Thomas Hardiman

Medusa Deluxe

Inez (Kae Alexader) und Divine (Kayla Meikle) fielbern auf den Wettbewerb hin. Foto: MUBI
(Kinostart: 8.6.) Mord ohne Motiv? In Echtzeit erzählt das Kino-Debüt von Tom Hardiman vom Tod eines Haar-Stylisten. Allerdings scheint den Regisseur die Frage nach dem Täter weniger zu interessieren als milieutypische Klischees. So wirkt sein Krimi nach einer Weile schlicht an den Haaren herbeigezogen.

Ausgerechnet skalpiert! Eine grausigere Weise, zu Tode zu kommen, gibt es kaum. Schon gar nicht für einen Haar-Stylisten.
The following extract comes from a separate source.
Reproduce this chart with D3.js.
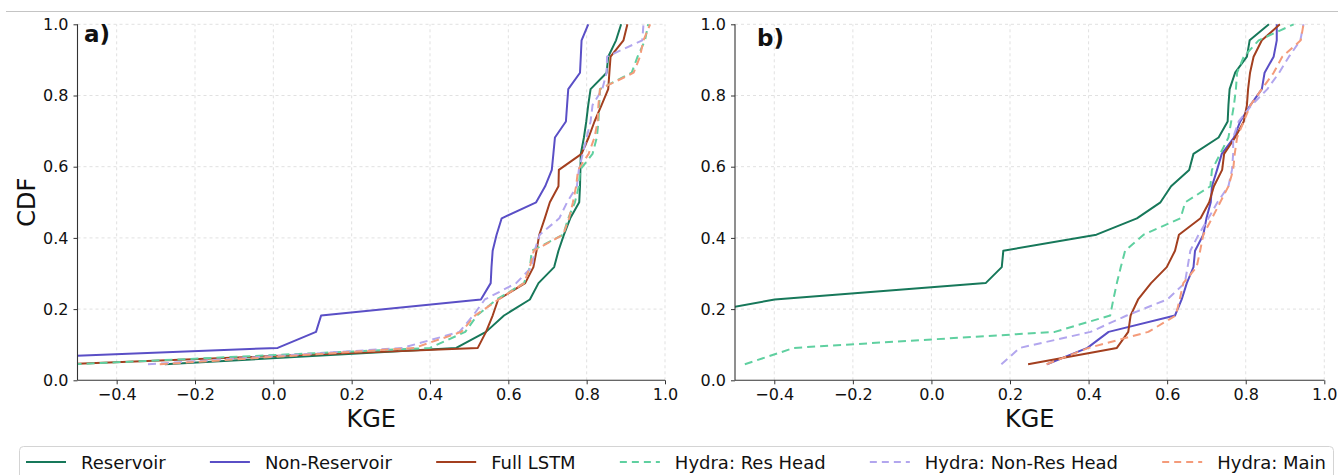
<!DOCTYPE html>
<html>
<head>
<meta charset="utf-8">
<script src="https://cdn.jsdelivr.net/npm/d3@7"></script>
<style>
  body { margin: 0; background: #fff; }
  svg { display: block; font-family: "DejaVu Sans", sans-serif; }
</style>
</head>
<body>
<svg width="1338" height="475"></svg>
<script>
// CDF levels (k / 22 basins)
const cdf = [0.045, 0.091, 0.136, 0.182, 0.227, 0.273, 0.318, 0.364, 0.409, 0.455, 0.5,
             0.545, 0.591, 0.636, 0.682, 0.727, 0.773, 0.818, 0.864, 0.909, 0.955, 1.0];

// Panel a) sorted KGE per model
const resA      = [-0.277, 0.467, 0.543, 0.589, 0.655, 0.677, 0.717, 0.728, 0.742, 0.758, 0.781,
                   0.783, 0.784, 0.785, 0.793, 0.799, 0.804, 0.81, 0.851, 0.855, 0.875, 0.888];
const nonResA   = [-1.05, 0.011, 0.109, 0.122, 0.53, 0.555, 0.557, 0.56, 0.57, 0.583, 0.671,
                   0.694, 0.711, 0.715, 0.719, 0.747, 0.75, 0.753, 0.783, 0.785, 0.787, 0.804];
const fullA     = [-0.53, 0.522, 0.543, 0.56, 0.574, 0.643, 0.664, 0.672, 0.679, 0.693, 0.706,
                   0.728, 0.729, 0.787, 0.805, 0.82, 0.838, 0.855, 0.858, 0.861, 0.894, 0.904];
const hResA     = [-0.51, 0.40, 0.49, 0.52, 0.57, 0.64, 0.655, 0.66, 0.74, 0.753, 0.77,
                   0.78, 0.783, 0.815, 0.826, 0.83, 0.832, 0.834, 0.915, 0.93, 0.949, 0.957];
const hNonResA  = [-0.32, 0.33, 0.475, 0.51, 0.54, 0.62, 0.66, 0.667, 0.68, 0.73, 0.75,
                   0.775, 0.78, 0.79, 0.80, 0.81, 0.815, 0.84, 0.851, 0.852, 0.942, 0.945];
const hMainA    = [-0.29, 0.36, 0.48, 0.515, 0.575, 0.64, 0.655, 0.665, 0.74, 0.755, 0.765,
                   0.773, 0.778, 0.805, 0.82, 0.828, 0.83, 0.834, 0.92, 0.936, 0.945, 0.962];

// Panel b)
const resB      = [-1.5, -1.0, -0.8, -0.62, -0.399, 0.138, 0.179, 0.183, 0.42, 0.523, 0.583,
                   0.61, 0.656, 0.667, 0.731, 0.754, 0.756, 0.759, 0.773, 0.803, 0.81, 0.859];
const nonResB   = [0.294, 0.397, 0.451, 0.62, 0.637, 0.65, 0.667, 0.671, 0.692, 0.70, 0.711,
                   0.714, 0.727, 0.739, 0.77, 0.786, 0.812, 0.841, 0.848, 0.871, 0.879, 0.879];
const fullB     = [0.246, 0.472, 0.501, 0.507, 0.526, 0.559, 0.599, 0.62, 0.63, 0.685, 0.707,
                   0.719, 0.74, 0.745, 0.773, 0.795, 0.803, 0.806, 0.811, 0.82, 0.841, 0.887];
const hResB     = [-0.475, -0.35, 0.314, 0.455, 0.463, 0.472, 0.482, 0.493, 0.54, 0.634, 0.646,
                   0.71, 0.714, 0.735, 0.756, 0.763, 0.77, 0.775, 0.778, 0.795, 0.833, 0.922];
const hNonResB  = [0.178, 0.225, 0.405, 0.497, 0.60, 0.645, 0.652, 0.659, 0.68, 0.705, 0.728,
                   0.756, 0.765, 0.768, 0.768, 0.782, 0.815, 0.855, 0.885, 0.91, 0.939, 0.947];
const hMainB    = [0.293, 0.40, 0.552, 0.622, 0.632, 0.641, 0.675, 0.684, 0.692, 0.714, 0.735,
                   0.756, 0.768, 0.772, 0.778, 0.795, 0.812, 0.841, 0.871, 0.893, 0.94, 0.947];

const seriesNames = ["Reservoir", "Non-Reservoir", "Full LSTM",
                     "Hydra: Res Head", "Hydra: Non-Res Head", "Hydra: Main"];
const colors = ["#17785a", "#5a4fc6", "#a33f1f", "#5fd0a0", "#b2a6ee", "#f49b7a"];
const dashed = [false, false, false, true, true, true];

const xTicks = [-0.4, -0.2, 0.0, 0.2, 0.4, 0.6, 0.8, 1.0];
const yTicks = [0.0, 0.2, 0.4, 0.6, 0.8, 1.0];

const svg = d3.select("svg");

// thin rule at the top of the figure
svg.append("line")
  .attr("x1", 6).attr("x2", 1338).attr("y1", 11.5).attr("y2", 11.5)
  .attr("stroke", "#c4c4c4").attr("stroke-width", 1);

const yScale = d3.scaleLinear().domain([0, 1]).range([380.3, 24.3]);

const panels = [
  { x0: 77.5, x1: 665, label: "a)", lx: 84, ly: 42, data: [resA, nonResA, fullA, hResA, hNonResA, hMainA] },
  { x0: 735, x1: 1324.3, label: "b)", lx: 757, ly: 46, data: [resB, nonResB, fullB, hResB, hNonResB, hMainB] }
];

panels.forEach((p, pi) => {
  const xScale = d3.scaleLinear().domain([-0.5, 1.0]).range([p.x0, p.x1]);
  const g = svg.append("g");

  // grid
  g.append("g").selectAll("line").data(xTicks).join("line")
    .attr("x1", d => xScale(d)).attr("x2", d => xScale(d))
    .attr("y1", yScale(0)).attr("y2", yScale(1))
    .attr("stroke", "#dedede").attr("stroke-dasharray", "3,3").attr("stroke-width", 0.9);
  g.append("g").selectAll("line").data(yTicks.slice(1)).join("line")
    .attr("x1", p.x0).attr("x2", p.x1)
    .attr("y1", d => yScale(d)).attr("y2", d => yScale(d))
    .attr("stroke", "#dedede").attr("stroke-dasharray", "3,3").attr("stroke-width", 0.9);

  // clip
  const clipId = "clip" + pi;
  svg.append("clipPath").attr("id", clipId).append("rect")
    .attr("x", p.x0).attr("y", yScale(1) - 2)
    .attr("width", p.x1 - p.x0 + 2).attr("height", yScale(0) - yScale(1) + 2);

  const line = d3.line().x(d => xScale(d[0])).y(d => yScale(d[1]));
  const lines = g.append("g").attr("clip-path", `url(#${clipId})`);
  p.data.forEach((vals, si) => {
    lines.append("path")
      .datum(vals.map((v, i) => [v, cdf[i]]))
      .attr("fill", "none")
      .attr("stroke", colors[si])
      .attr("stroke-width", 2)
      .attr("stroke-linejoin", "round")
      .attr("stroke-dasharray", dashed[si] ? "8,5" : null)
      .attr("d", line);
  });

  // axes
  const ax = g.append("g").attr("transform", `translate(0,${yScale(0)})`)
    .call(d3.axisBottom(xScale).tickValues(xTicks).tickFormat(d3.format(".1f")).tickSize(4).tickPadding(4));
  const ay = g.append("g").attr("transform", `translate(${p.x0},0)`)
    .call(d3.axisLeft(yScale).tickValues(yTicks).tickFormat(d3.format(".1f")).tickSize(4).tickPadding(5));
  [ax, ay].forEach(a => {
    a.select(".domain").attr("stroke", "#333").attr("stroke-width", 1.1);
    a.selectAll(".tick line").attr("stroke", "#333");
    a.selectAll(".tick text").attr("fill", "#111")
      .style("font-size", "16px").style("font-family", "DejaVu Sans");
  });
  ax.select(".domain").attr("d", `M${p.x0},0H${p.x1}`);
  ay.select(".domain").attr("d", `M0,${yScale(0)}V${yScale(1)}`);

  // labels
  g.append("text").attr("x", (p.x0 + p.x1) / 2).attr("y", 427)
    .attr("text-anchor", "middle").style("font-size", "24px").attr("fill", "#111").text("KGE");
  g.append("text").attr("x", p.lx).attr("y", p.ly)
    .style("font-size", "23px").style("font-weight", "bold").attr("fill", "#111").text(p.label);
});

svg.append("text")
  .attr("transform", `translate(35,${(yScale(0) + yScale(1)) / 2}) rotate(-90)`)
  .attr("text-anchor", "middle").style("font-size", "24px").attr("fill", "#111").text("CDF");

// legend, one row spread across the width
const legend = svg.append("g");
legend.append("rect")
  .attr("x", 19.5).attr("y", 446.5).attr("width", 1314).attr("height", 40).attr("rx", 4)
  .attr("fill", "#fff").attr("stroke", "#d4d4d4").attr("stroke-width", 1);

const items = legend.selectAll("g.item").data(seriesNames).join("g").attr("class", "item");
items.append("text")
  .attr("y", 468.5).style("font-size", "18px").attr("fill", "#111")
  .text(d => d);

const handleW = 40, handleGap = 15;
const textW = [];
items.select("text").each(function () { textW.push(this.getComputedTextLength()); });
const startX = 26, endX = 1326;
const used = d3.sum(textW) + seriesNames.length * (handleW + handleGap);
const colGap = (endX - startX - used) / (seriesNames.length - 1);
let cx = startX;
items.each(function (d, i) {
  const it = d3.select(this);
  it.append("line")
    .attr("x1", cx).attr("x2", cx + handleW).attr("y1", 462).attr("y2", 462)
    .attr("stroke", colors[i]).attr("stroke-width", 2.2)
    .attr("stroke-dasharray", dashed[i] ? "7,5" : null);
  it.select("text").attr("x", cx + handleW + handleGap);
  cx += handleW + handleGap + textW[i] + colGap;
});
</script>
</body>
</html>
Doch genau dieses entwürdigende Ende findet der Profi-Barbier Mosca – just an dem Tag, der sein großer Triumph werden sollte: Er wollte einen regionalen Friseur-Wettbewerb für sich entscheiden.

 

Info

 

Medusa Deluxe

 

Regie: Thomas Hardiman,

101 Min., Großbritannien 2022;

mit: Anita-Joy Uwajeh, Clare Perkins, Darrell D'Silva, Debris Stevenson

 

Weitere Informationen zum Film

 

Gar nicht traurig über sein Ableben ist seine schärfste Konkurrentin Cleve (Clare Perkins), die zudem eine scharfe Zunge hat. Sie bastelt eifrig an den Haaren von Angie (Lilit Lesser) herum und will den Wettbewerb mit einer so genannten Fontange für sich entscheiden: einer von stützenden Drähten in Haubenform gebrachten Haartracht. Sie wurde im späten 17. Jahrhundert von der Herzogin von Fontanges, einer Maitresse von Louis XIV, in Europa popularisiert. 

 

Außenwelt bleibt draußen

 

Doch würde Cleve für ihren Sieg auch morden? Eigentlich will sie ja vor allem, dass dieser Tag wie geplant über die Bühne geht. Die drohende Absage passt ihr gar nicht in den Kram –  und genau so geht es den anderen Stylisten und Models, die sich in dem Gebäude tummeln. Dem Opfer scheint zwar kaum einer nachzutrauern, ein offensichtliches Motiv hat allerdings auch niemand.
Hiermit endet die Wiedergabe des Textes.